Когда хриплый голос стюардессы торжественно сообщил по радио, что самолёт «пересёк границу Советского Союза», половина пассажиров, то есть полтора десятка эмигрантов, вытащили разные бутылки и, поздравляя друг друга, пили до самой Вены.

В венском аэропорту выяснилось, что в Израиль направляется только один молодой человек. Представитель Сохнута (израильского агентства, ведающего приемом эмигрантов) торжественно усадил его в огромный пустой автобус, который повез его в гордом одиночестве в замок Шенау, перевалочную израильскую базу. Остальные десять семей заткнули в автобусик вроде «Рафика», или чуть побольше, и отвезли в самый центр Вены, кого в пансион «Беттина», кого в «Цум тюркен», кого ещё куда. Все эти «пансионы», на самом деле полуотели-полукоммуналки, принадлежали одной и той же даме, безвозрастной, бесцветной, длинной и очкастой, которую и верно звали фрау Беттина.

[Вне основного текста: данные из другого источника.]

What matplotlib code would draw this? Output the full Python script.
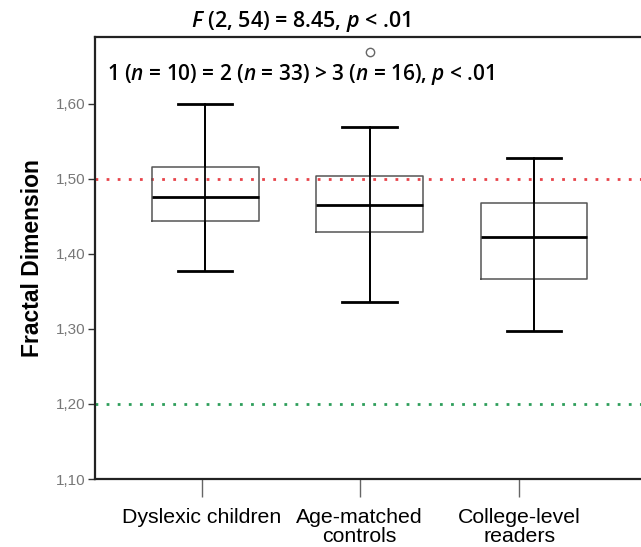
import matplotlib.pyplot as plt

plt.rcParams['mathtext.fontset'] = 'custom'
plt.rcParams['mathtext.it'] = 'Open Sans:italic:semibold'
plt.rcParams['mathtext.rm'] = 'Open Sans:semibold'

groups = ['Dyslexic children', 'Age-matched\ncontrols', 'College-level\nreaders']
whisker_low = [1.377, 1.336, 1.297]
q1 = [1.444, 1.429, 1.367]
median = [1.476, 1.465, 1.423]
q3 = [1.516, 1.504, 1.468]
whisker_high = [1.600, 1.569, 1.528]
outliers = [[], [1.669], []]
ref_lines = [1.50, 1.20]
ref_colors = ['#e8434a', '#2e9e5b']
yticks = [1.10, 1.20, 1.30, 1.40, 1.50, 1.60]

positions = [1, 2, 3]
label_positions = [0.98, 1.94, 2.91]

fig = plt.figure(figsize=(6.41, 5.47), dpi=100)
ax = fig.add_axes([0.148, 0.1243, 0.857, 0.808])

stats = []
for i in range(len(groups)):
    stats.append({'whislo': whisker_low[i], 'q1': q1[i], 'med': median[i],
                  'q3': q3[i], 'whishi': whisker_high[i], 'fliers': outliers[i]})

for y, c in zip(ref_lines, ref_colors):
    ax.axhline(y, color=c, linestyle=(0, (1, 3)), linewidth=2, zorder=1)

# whisker line runs through the box, like SPSS draws it
ax.vlines(positions, whisker_low, whisker_high, color='black', linewidth=1.3, zorder=2)

ax.bxp(stats, positions=positions, widths=0.65, capwidths=0.33,
       boxprops=dict(color='#555555', linewidth=1.1),
       medianprops=dict(color='black', linewidth=2),
       whiskerprops=dict(color='black', linewidth=1.3),
       capprops=dict(color='black', linewidth=2),
       flierprops=dict(marker='o', markerfacecolor='white', markeredgecolor='#666666',
                       markersize=6, markeredgewidth=1),
       zorder=3)

ax.set_xlim(0.33, 3.67)
ax.set_ylim(1.10, 1.689)
ax.set_yticks(yticks)
ax.set_yticklabels([f'{v:.2f}'.replace('.', ',') for v in yticks],
                   fontsize=11, color='#777777',
                   family=['Liberation Sans Narrow', 'Liberation Sans'])
ax.set_xticks(label_positions)
ax.set_xticklabels(groups, fontsize=15.3, family='Liberation Sans', linespacing=1.0)
ax.tick_params(axis='x', length=13, width=1, color='#666666', pad=8)
ax.tick_params(axis='y', length=5, width=1, color='#333333', pad=2)
ax.spines['right'].set_visible(False)
for s in ['left', 'top', 'bottom']:
    ax.spines[s].set_linewidth(1.6)
    ax.spines[s].set_color('#222222')

ax.set_ylabel('Fractal Dimension', fontsize=16.5, fontweight='bold',
              family='Liberation Sans', labelpad=8)

fig.text(0.469, 0.961, r'$F$ (2, 54) = 8.45, $p$ < .01', ha='center', va='center',
         fontsize=15.5, family='Open Sans', fontweight='semibold')
ax.text(0.375, 0.915, r'1 ($n$ = 10) = 2 ($n$ = 33) > 3 ($n$ = 16), $p$ < .01',
        transform=ax.transAxes, ha='center', va='center', fontsize=15,
        family='Open Sans', fontweight='semibold')

fig.savefig('out.png', dpi=100)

При встрече представитель израильского агентства вручил каждому из прилетевших некоторое количество шиллингов, и я тут же, только положив вещи и оставив в комнате Вету и Дину, спустился в ближайшую лавочку и купил кучу настоящих венских сосисок!

С них и началась западная жизнь.

В Вене мы провели неделю: всю эту неделю я с удовольствием практиковался в немецком языке, а кроме того мы с Динкой облазили этот прекрасный город и побывали в Шёнбрунне — роскошном барочном дворце-музее. Там я рассказывал Динке об «Орлёнке», сыне Наполеона, умершем в этих стенах, о Меттернихе, о Венском конгрессе. А еще тут же был знаменитый венский зоопарк, тогда один из лучших в Европе…

В Вене. Я, Дина и Вета — она же Виолетта Иверни

В разных интервью мне потом неоднократно задавали один и тот же стандартный вопрос: «Каковы Ваши первые впечатления от Запада?»

И моим ответом всегда было: «Собаки! Тут можно на улице погладить любую собаку, хоть страшную овчарку, они не злые. Наверное, каков хозяин, таков и пёс».